You generally need quite specific circumstances for a reactor to cause irradiation of note - the runaway cook off at Chernobyl doesn't easily happen by accident.
There was a stunning end of the world nuclear plane / rocket that the US developed if I remember correctly, it would fly in circles dumping radiation on the ussr.. They decided to scrap it when they realised the USSr were making or would have to make their own.... I'm sure it was up and running (maybe a more efficient version not dumping radiation everywhere but it was easy to make it throw bits if the reactor out the exhaust)
The USA had one of those planned too. IIRC it was called Project Pluto. A fitting name, as Pluto was the god of the underworld, the god of death. They tested it. It worked. They binned it for being so nasty that just having it might provoke the USSR into war.

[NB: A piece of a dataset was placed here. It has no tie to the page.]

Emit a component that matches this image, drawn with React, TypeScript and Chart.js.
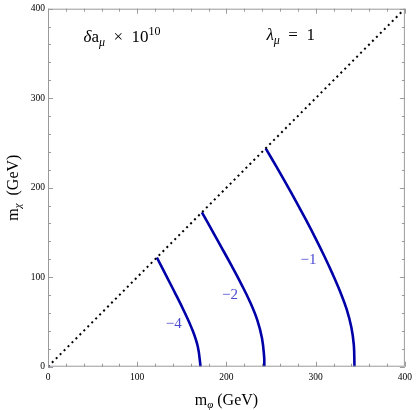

Nuclear reactors don't usually hit the ground at hundreds of miles per hour, break up tens of thousands of feet above ground or crash while taking off or landing at a busy airport.

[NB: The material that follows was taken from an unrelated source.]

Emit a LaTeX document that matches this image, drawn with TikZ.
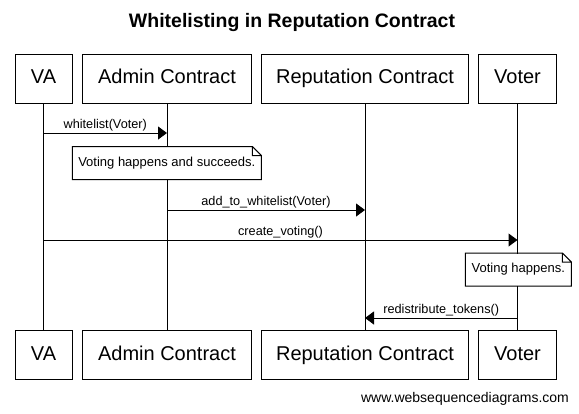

That's not actually true. The Soviets sent reactors - not RTG units - into space. And reactors don't just explode. An airplane in a crash would not irradiate a large area if the reactor broke.
Containment is not an issue. They drove a train into one.
Containment is not an issue. They drove a train into one.
Ah yes was it one of those 600mph trains,
It's the energy of impact that's important.
Indeed, did you forget the bit where kinetic energy is proportional to the square of velocity?
Of course not. Why are you assuming I did?
You generally need quite specific circumstances for a reactor to cause irradiation of note - the runaway cook off at Chernobyl doesn't easily happen by accident.
By the time this thing is made they will have better batteries I think.
The problem is radioactive debris being scattered everywhere after a crash.